New windfarms off Britain’s coast could provide cheaper power than the new wave of nuclear power stations, the leading figure in the wind industry has claimed.
Hugh McNeal, chief executive officer of trade body RenewableUK, said in an interview with the Guardian he expected offshore windfarms would secure a deal with government lower than the £92.50 per megawatt hour agreed with EDF for the £18bn Hinkley Point C.
“I wouldn’t be surprised if it [offshore wind] cleared Hinkley prices,” he said of the bidding for a £290m-a-year government subsidy pot in April. The auction is under a scheme known as contracts for difference which offer generators a guaranteed price for their electricity above the wholesale price. A 35-year deal with EDF was agreed last year.
McNeal, a career civil servant who last year joined RenewableUK from the former Department of Energy and Climate Change, was upbeat about the future of offshore wind.
“I don’t think there’s any doubt about the political commitment of any party, apart from perhaps Ukip, to offshore wind. I think it’s got an incredibly healthy future,” he said.
Construction of offshore and onshore windfarms in the UK was responsible for €12.7bn (£11bn) of investment in 2016, or nearly half of the year’s financial activity for new wind power in the EU.

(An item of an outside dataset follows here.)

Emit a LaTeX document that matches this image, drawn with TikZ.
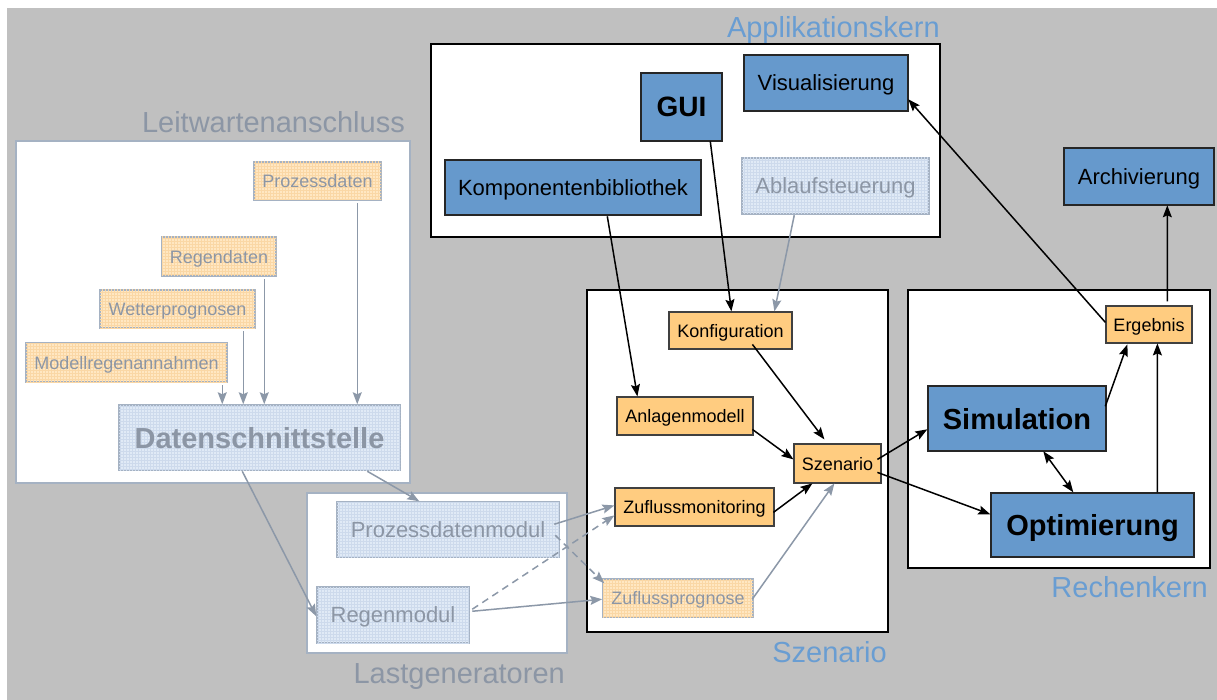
\documentclass[tikz,border=0pt]{standalone}
\usepackage{fontspec}
\setmainfont{Liberation Sans}
\usetikzlibrary{arrows.meta,patterns}
\definecolor{bgc}{RGB}{192,192,192}
\definecolor{boxblue}{RGB}{102,153,204}
\definecolor{boxorange}{RGB}{255,204,128}
\definecolor{titleblue}{RGB}{105,157,210}
\definecolor{grayline}{RGB}{140,152,168}
\definecolor{graytext}{RGB}{140,150,165}
\definecolor{fadeblue}{RGB}{224,234,246}
\definecolor{fadegrid}{RGB}{205,218,236}
\definecolor{fadeorange}{RGB}{255,231,194}
\definecolor{fadeogrid}{RGB}{250,215,165}
\definecolor{fadeborder}{RGB}{165,178,195}
\tikzset{
  fs/.style={font=\fontsize{#1}{#1}\selectfont},
  container/.style={draw=black, line width=2pt, fill=white},
  gcontainer/.style={draw=fadeborder, line width=2pt, fill=white},
  bluebox/.style={draw=black!85, line width=1.4pt, fill=boxblue, inner sep=0pt, text=black, text depth=0pt},
  orbox/.style={draw=black!75, line width=1.2pt, fill=boxorange, inner sep=0pt, text=black, fs=18, text depth=0pt},
  fbbox/.style={draw=fadeborder, line width=1.5pt, fill=fadeblue, inner sep=0pt, text=graytext, text depth=0pt,
    postaction={pattern=grid, pattern color=fadegrid}},
  fobox/.style={draw=fadeborder, line width=1.5pt, fill=fadeorange, inner sep=0pt, text=graytext, fs=18, text depth=0pt,
    postaction={pattern=grid, pattern color=fadeogrid}},
  btitle/.style={anchor=base east, text=titleblue, fs=29, inner sep=0pt},
  gtitle/.style={anchor=base east, text=graytext, fs=29, inner sep=0pt},
  barr/.style={draw=black, line width=1.5pt, -{Stealth[length=12pt,width=9pt,inset=2pt]}},
  garr/.style={draw=grayline, line width=1.5pt, -{Stealth[length=12pt,width=9pt,inset=2pt]}},
  gdarr/.style={garr, dash pattern=on 7pt off 5pt},
  box/.style args={#1/#2}{minimum width=#1pt, minimum height=#2pt}
}
\begin{document}
\begin{tikzpicture}[x=1pt,y=-1pt]
\useasboundingbox (0,0) rectangle (1217,700);
\fill[white] (0,0) rectangle (1217,700);
\fill[bgc] (7,8) rectangle (1217,700);

% containers
\draw[container] (431,44) rectangle (940,237);
\draw[gcontainer] (16,141) rectangle (410,483);
\draw[gcontainer] (307,493) rectangle (567,653);
\draw[container] (587,290) rectangle (888,632);
\draw[container] (908,290) rectangle (1210,568);

% titles
\node[btitle] (tapp) at (940,38) {Applikationskern};
\node[gtitle] (tleit) at (405,133) {Leitwartenanschluss};
\node[gtitle] (tlast) at (565,683) {Lastgeneratoren};
\node[btitle] (tszen) at (887,662) {Szenario};
\node[btitle] (trech) at (1208,597) {Rechenkern};

% Applikationskern
\node[bluebox, box=81/68, font=\bfseries\fontsize{28}{28}\selectfont] (gui) at (681.5,107) {GUI};
\node[bluebox, box=164/56, fs=22] (vis) at (826,83) {Visualisierung};
\node[bluebox, box=256/55, fs=22] (komp) at (573,187.5) {Komponentenbibliothek};
\node[fbbox, box=187/56, fs=22] (ablauf) at (835.5,186) {Ablaufsteuerung};

% Leitwartenanschluss
\node[fobox, box=127/38] (pdat) at (317.5,181) {Prozessdaten};
\node[fobox, box=114/39] (rdat) at (219,256.5) {Regendaten};
\node[fobox, box=155/38] (wetter) at (177.5,309) {Wetterprognosen};
\node[fobox, box=201/39] (modell) at (126.5,362.5) {Modellregenannahmen};
\node[fbbox, box=281/65, font=\bfseries\fontsize{29}{29}\selectfont] (ds) at (259.5,437.5) {Datenschnittstelle};

% Lastgeneratoren
\node[fbbox, box=222/55, fs=22] (pdm) at (448,529.5) {Prozessdatenmodul};
\node[fbbox, box=152/56, fs=22] (regm) at (393,615) {Regenmodul};

% Szenario
\node[orbox, box=123/37] (konf) at (730.5,330.5) {Konfiguration};
\node[orbox, box=136/38] (anl) at (685,416) {Anlagenmodell};
\node[orbox, box=159/38] (zfm) at (694.5,507) {Zuflussmonitoring};
\node[fobox, box=150/38] (zfp) at (678,598) {Zuflussprognose};
\node[orbox, box=87/39] (szen) at (837.5,463.5) {Szenario};

% Rechenkern
\node[bluebox, box=178/65, font=\bfseries\fontsize{29}{29}\selectfont] (sim) at (1017,418.5) {Simulation};
\node[bluebox, box=203/64, font=\bfseries\fontsize{29}{29}\selectfont] (opt) at (1092.5,525) {Optimierung};
\node[orbox, box=86/37] (erg) at (1149,324.5) {Ergebnis};
\node[bluebox, box=150/57, fs=22] (arch) at (1139,176.5) {Archivierung};

% Leitwarte arrows
\draw[garr] ([shift={(197,43)}]modell.north west) -- ([shift={(104,0)}]ds.north west);
\draw[garr] ([shift={(144,42)}]wetter.north west) -- ([shift={(125,0)}]ds.north west);
\draw[garr] ([shift={(103,43)}]rdat.north west) -- ([shift={(146,0)}]ds.north west);
\draw[garr] ([shift={(104,42)}]pdat.north west) -- ([shift={(239,0)}]ds.north west);
\draw[garr] ([shift={(124,67)}]ds.north west) -- ([shift={(0,30)}]regm.north west);
\draw[garr] ([shift={(249,67)}]ds.north west) -- ([shift={(83,0)}]pdm.north west);

% Lastgeneratoren arrows
\draw[garr] ([shift={(218,23)}]pdm.north west) -- ([shift={(0,18)}]zfm.north west);
\draw[gdarr] ([shift={(219,34)}]pdm.north west) -- ([shift={(2,5)}]zfp.north west);
\draw[gdarr] ([shift={(156,23)}]regm.north west) -- ([shift={(0,28)}]zfm.north west);
\draw[garr] ([shift={(156,25)}]regm.north west) -- ([shift={(0,21)}]zfp.north west);

% Applikationskern -> Szenario
\draw[barr] ([shift={(163,57)}]komp.north west) -- ([shift={(21,0)}]anl.north west);
\draw[barr] ([shift={(70,69)}]gui.north west) -- ([shift={(63,0)}]konf.north west);
\draw[garr] ([shift={(53,58)}]ablauf.north west) -- ([shift={(106,0)}]konf.north west);

% Szenario internal
\draw[barr] ([shift={(84,33)}]konf.north west) -- ([shift={(31,-4)}]szen.north west);
\draw[barr] ([shift={(136,33)}]anl.north west) -- ([shift={(0,16)}]szen.north west);
\draw[barr] ([shift={(159,25)}]zfm.north west) -- ([shift={(19,40)}]szen.north west);
\draw[garr] ([shift={(150,21)}]zfp.north west) -- ([shift={(41,40)}]szen.north west);

% Szenario -> Rechenkern
\draw[barr] ([shift={(84,16)}]szen.north west) -- ([shift={(0,44)}]sim.north west);
\draw[barr] ([shift={(84,29)}]szen.north west) -- ([shift={(0,22)}]opt.north west);
\draw[draw=black, line width=1.5pt, {Stealth[length=12pt,width=9pt,inset=2pt]}-{Stealth[length=12pt,width=9pt,inset=2pt]}] ([shift={(116,66)}]sim.north west) -- ([shift={(83,0)}]opt.north west);
\draw[barr] ([shift={(178,21)}]sim.north west) -- ([shift={(22,39)}]erg.north west);
\draw[barr] ([shift={(167,0)}]opt.north west) -- ([shift={(52,38)}]erg.north west);
\draw[barr] ([shift={(62,-4)}]erg.north west) -- ([shift={(104,58)}]arch.north west);
\draw[barr] ([shift={(0,17)}]erg.north west) -- ([shift={(165,45)}]vis.north west);
\end{tikzpicture}
\end{document}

The industry has also been buoyed by recent figures showing the price of offshore wind power had fallen to a third since 2012 to £100 per megawatt hour – a crucial milestone as government will only continue to subsidise the technology if costs fall.
But McNeal said that the decision by ministers to end onshore windfarm subsidies had been hard for the industry. The building of new turbines on land is expected to largely grind to a halt after next year.
Green energy subsidies are paid through energy bills but MPs said last week that government efforts to communicate the impact on consumers had been “shambolic.” McNeal said he found the focus solely on the cost of new low carbon power “a little bit odd”, given the other factors driving energy prices.
Three of the UK’s big six energy suppliers have announced energy price rises in the face of a variety of increasing costs, the bulk of which are higher wholesale prices. “We are perhaps a little bit overexposed to global markets over which we have no control which fluctuate over time,” said McNeal.
Government officials should do more to spell out all the costs of energy to consumers, he added. The impact of renewable energy subsidies on bills has previously been broken down but the effect on bills from subsidies to coal power stations for providing backup power, for example, are not.
However, he defended the Conservative party, arguing it was unfairly derided as anti-renewables. “We have to actually just look at what’s been achieved,” he said.
“I’m not saying to you that there isn’t a challenge around the [Conservative] onshore wind manifesto commitment, of course there is. But the record is still a pretty remarkable one.”
Renewable energy now supplied a quarter of Britain’s electricity today, he said, compared with a marginal amount before the 2010 general election when the first of three Conservative-led governments came to power.
McNeal would not be drawn on whether Labour’s energy policy – which is pro-renewables and pro-nuclear but would ban fracking for shale gas – was credible. But he said questions of energy supply should be depoliticised.
“I don’t think it’s my job to tell any party what it’s energy policy should be. Let’s just take the heat out of all this,” he said. “I just don’t think it does anyone any good to be in public fighting between different forms of technologies.”
Despite saying last year that new onshore windfarms in England were “very unlikely”, McNeal suggested the technology would come back because it was so cheap. “I don’t think onshore is done at all. I think onshore wind has a terrific future in our country.”
McNeal said he was confident wind power in the UK would thrive post-Brexit, even though the industry’s growth so far has been driven in part by binding EU renewable targets for 2020.
“The idea that we need a separate European package [of support] – that would be the crucial thing that would drive our industry – we don’t need that now,” he said. The sector would win on market terms, he added.